The bill in this case, however, is a simple bill of revivor, so far as relates to the interest which Day, one of the original complainants, had in the subject matter of the litigation, at the time the original bill was filed, and is a supplemental bill in the nature of a bill of revivor only as to the interest which was formerly vested in White, and which had been assigned or conveyed to the deceased complainant previous to his death. In such a case it appears to be necessary to obtain an order to revive, previous to the hearing of the cause. (3 Dan. Ch. Pr. 217.) And the defendant cannot prevent a revival of the suit by answer merely, although he denies the right to revive. (Lewis v. Bridgman, 2 Sim. Rep. 465. Harris v. Pollard, 3 Peer Wms. Rep. 348.) But although the defendant cannot by answer prevent an order for the revival of the suit, yet if the facts upon which the title to revive rests are denied by the answer, the complainant, at the hearing, must establish the right to revive, or he must eventually fail in the suit. (Mitf. Pl. 78. 3 Danl. Ch. Pr. 218.)
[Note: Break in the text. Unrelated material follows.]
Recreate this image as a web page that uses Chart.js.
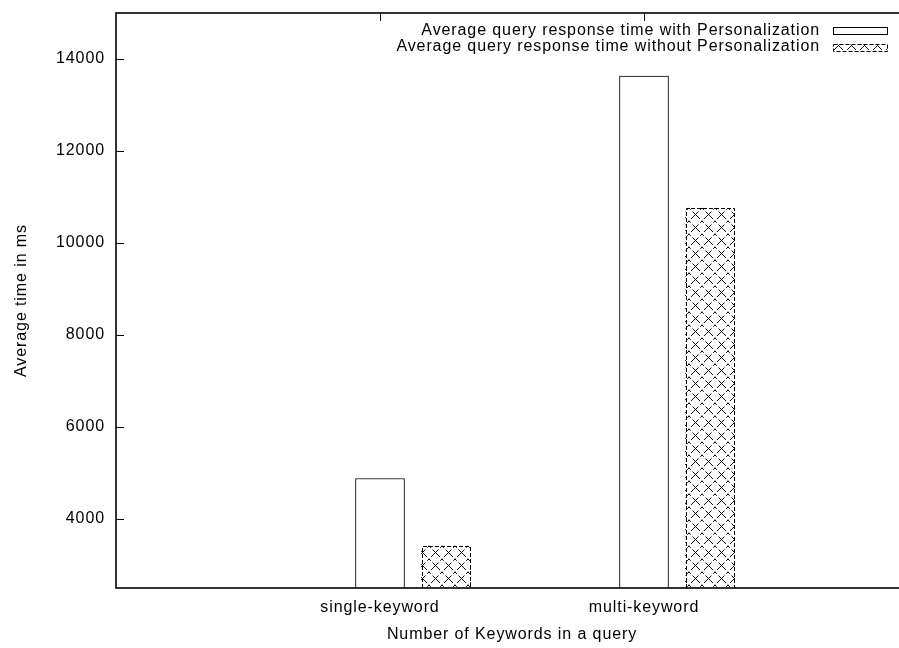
<!DOCTYPE html>
<html>
<head>
<meta charset="utf-8">
<script src="https://cdn.jsdelivr.net/npm/chart.js@4/dist/chart.umd.min.js"></script>
<style>
  html, body { margin: 0; padding: 0; background: #fff; overflow: hidden; }
  #wrap { width: 912px; height: 648px; }
</style>
</head>
<body>
<div id="wrap"><canvas id="c" width="912" height="648"></canvas></div>
<script>
// Query response times (ms), per keyword-count category
const categories = ['single-keyword', 'multi-keyword'];
const withPersonalization = [4880, 13630];
const withoutPersonalization = [3420, 10760];
const seriesLabels = [
  'Average query response time with Personalization',
  'Average query response time without Personalization'
];
const yTickValues = [4000, 6000, 8000, 10000, 12000, 14000];
const yRange = [2500, 15000];
const xRange = [-1, 2];
const secondBarShift = 0.25;   // second bar of each group sits right of the category position

const FONT = { family: '"Liberation Sans", Arial, Helvetica, sans-serif', size: 16 };
const SPACING = '0.9px';

function makeHatch() {
  const n = 13;
  const c = document.createElement('canvas');
  c.width = n; c.height = n;
  const g = c.getContext('2d');
  g.fillStyle = '#fff';
  g.fillRect(0, 0, n, n);
  g.strokeStyle = '#000';
  g.lineWidth = 1;
  g.setLineDash([4, 2.5]);
  g.lineDashOffset = 1.5;
  g.beginPath();
  g.moveTo(0, 0); g.lineTo(n, n);
  g.moveTo(n, 0); g.lineTo(0, n);
  g.stroke();
  // small cross at the tile centre
  g.setLineDash([]);
  g.beginPath();
  g.moveTo(n / 2 - 1.5, n / 2 - 1.5); g.lineTo(n / 2 + 1.5, n / 2 + 1.5);
  g.moveTo(n / 2 + 1.5, n / 2 - 1.5); g.lineTo(n / 2 - 1.5, n / 2 + 1.5);
  g.stroke();
  return document.getElementById('c').getContext('2d').createPattern(c, 'repeat');
}
const hatch = makeHatch();

const letterSpacing = {
  id: 'letterSpacing',
  beforeUpdate(chart) { chart.ctx.letterSpacing = SPACING; },
  beforeDraw(chart) { chart.ctx.letterSpacing = SPACING; }
};

// tick marks pointing into the plot, on all four sides
const innerTicks = {
  id: 'innerTicks',
  beforeDatasetsDraw(chart) {
    const { ctx, chartArea: a, scales: { x, y } } = chart;
    ctx.save();
    ctx.strokeStyle = '#000';
    ctx.lineWidth = 1;
    ctx.beginPath();
    y.ticks.forEach(t => {
      const py = Math.round(y.getPixelForValue(t.value)) + 0.5;
      ctx.moveTo(a.left, py); ctx.lineTo(a.left + 8, py);
      ctx.moveTo(a.right, py); ctx.lineTo(a.right - 8, py);
    });
    x.ticks.forEach(t => {
      const px = Math.round(x.getPixelForValue(t.value)) + 0.5;
      ctx.moveTo(px, a.top); ctx.lineTo(px, a.top + 8);
      ctx.moveTo(px, a.bottom); ctx.lineTo(px, a.bottom - 8);
    });
    ctx.stroke();
    ctx.restore();
  }
};

// dashed outline for hatched bars, then the plot frame
const outlines = {
  id: 'outlines',
  afterDatasetsDraw(chart) {
    const { ctx, chartArea: a } = chart;
    ctx.save();
    chart.data.datasets.forEach((ds, i) => {
      if (!ds.dashedOutline) return;
      chart.getDatasetMeta(i).data.forEach(bar => {
        const { x, y, width } = bar.getProps(['x', 'y', 'width'], true);
        ctx.strokeStyle = '#000';
        ctx.lineWidth = 1;
        ctx.setLineDash([4, 2]);
        ctx.beginPath();
        const l = Math.round(x - width / 2) + 0.5, r = Math.round(x + width / 2) - 0.5, t = Math.round(y) + 0.5;
        ctx.moveTo(l, a.bottom); ctx.lineTo(l, t); ctx.lineTo(r, t); ctx.lineTo(r, a.bottom);
        ctx.stroke();
      });
    });
    ctx.setLineDash([]);
    ctx.strokeStyle = '#000';
    ctx.lineWidth = 1.6;
    ctx.strokeRect(a.left, a.top, a.right - a.left, a.bottom - a.top);
    ctx.restore();
  }
};

// key in the upper right corner: text, then sample box
const keyBox = {
  id: 'keyBox',
  afterDraw(chart) {
    const { ctx, chartArea: a } = chart;
    ctx.save();
    ctx.letterSpacing = SPACING;
    ctx.font = FONT.size + 'px ' + FONT.family;
    ctx.textAlign = 'right';
    ctx.textBaseline = 'middle';
    chart.data.datasets.forEach((ds, i) => {
      const cy = a.top + 17.5 + i * 16.5;
      ctx.fillStyle = '#000';
      ctx.fillText(ds.label, a.right - 88, cy);
      const bx = Math.round(a.right - 75) + 0.5, bw = 54, bh = 7, by = Math.round(cy - bh / 2) + 0.5;
      ctx.fillStyle = ds.backgroundColor;
      ctx.fillRect(bx, by, bw, bh);
      ctx.strokeStyle = '#000';
      ctx.lineWidth = 1;
      ctx.setLineDash(ds.dashedOutline ? [4, 2] : []);
      ctx.strokeRect(bx, by, bw, bh);
    });
    ctx.restore();
  }
};

new Chart(document.getElementById('c'), {
  type: 'bar',
  data: {
    datasets: [
      {
        label: seriesLabels[0],
        data: categories.map((c, i) => ({ x: i, y: withPersonalization[i] })),
        backgroundColor: '#fff',
        borderColor: '#000',
        borderWidth: 1,
        borderSkipped: 'bottom'
      },
      {
        label: seriesLabels[1],
        data: categories.map((c, i) => ({ x: i + secondBarShift, y: withoutPersonalization[i] })),
        backgroundColor: hatch,
        borderWidth: 0,
        dashedOutline: true
      }
    ]
  },
  options: {
    responsive: false,
    animation: false,
    grouped: false,
    barThickness: 49,
    layout: { padding: { top: 13, right: 4, left: 0, bottom: 0 } },
    plugins: { legend: { display: false }, tooltip: { enabled: false }, title: { display: false } },
    scales: {
      x: {
        type: 'linear',
        min: xRange[0],
        max: xRange[1],
        offset: false,
        grid: { display: false, drawTicks: false },
        border: { display: false },
        afterBuildTicks(scale) { scale.ticks = categories.map((c, i) => ({ value: i })); },
        afterFit(scale) { scale.height = 60; scale.paddingLeft = 0; scale.paddingRight = 0; },
        ticks: {
          autoSkip: false,
          maxRotation: 0,
          padding: 10,
          color: '#000',
          font: FONT,
          callback: v => categories[v] ?? ''
        },
        title: {
          display: true,
          text: 'Number of Keywords in a query',
          color: '#000',
          font: FONT,
          padding: { top: 0, bottom: 4 }
        }
      },
      y: {
        min: yRange[0],
        max: yRange[1],
        grid: { display: false, drawTicks: false },
        border: { display: false },
        afterBuildTicks(scale) { scale.ticks = yTickValues.map(v => ({ value: v })); },
        afterFit(scale) { scale.width = 116; scale.paddingTop = 0; scale.paddingBottom = 0; },
        ticks: { padding: 11, color: '#000', font: FONT, callback: v => String(v) },
        title: {
          display: true,
          text: 'Average time in ms',
          color: '#000',
          font: FONT,
          padding: { top: 12, bottom: 0 }
        }
      }
    }
  },
  plugins: [letterSpacing, innerTicks, outlines, keyBox]
});
</script>
</body>
</html>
An order must therefore be entered that the original suit be revived and continued in the names of the complainants in this supplemental bill, as the heirs at law of R. G. Day one of the complainants in the original suit and the alleged assignee of White the other complainant therein; but this order is to be without prejudice to the right of the defendant, at the hearing, to controvert any of the allegations in the supplemental bill which are not admitted by his answer to the same. And the complainants are to have the same time to file a replication to the defendant’s answer to their bill as they had at the time they gave notice of the present application.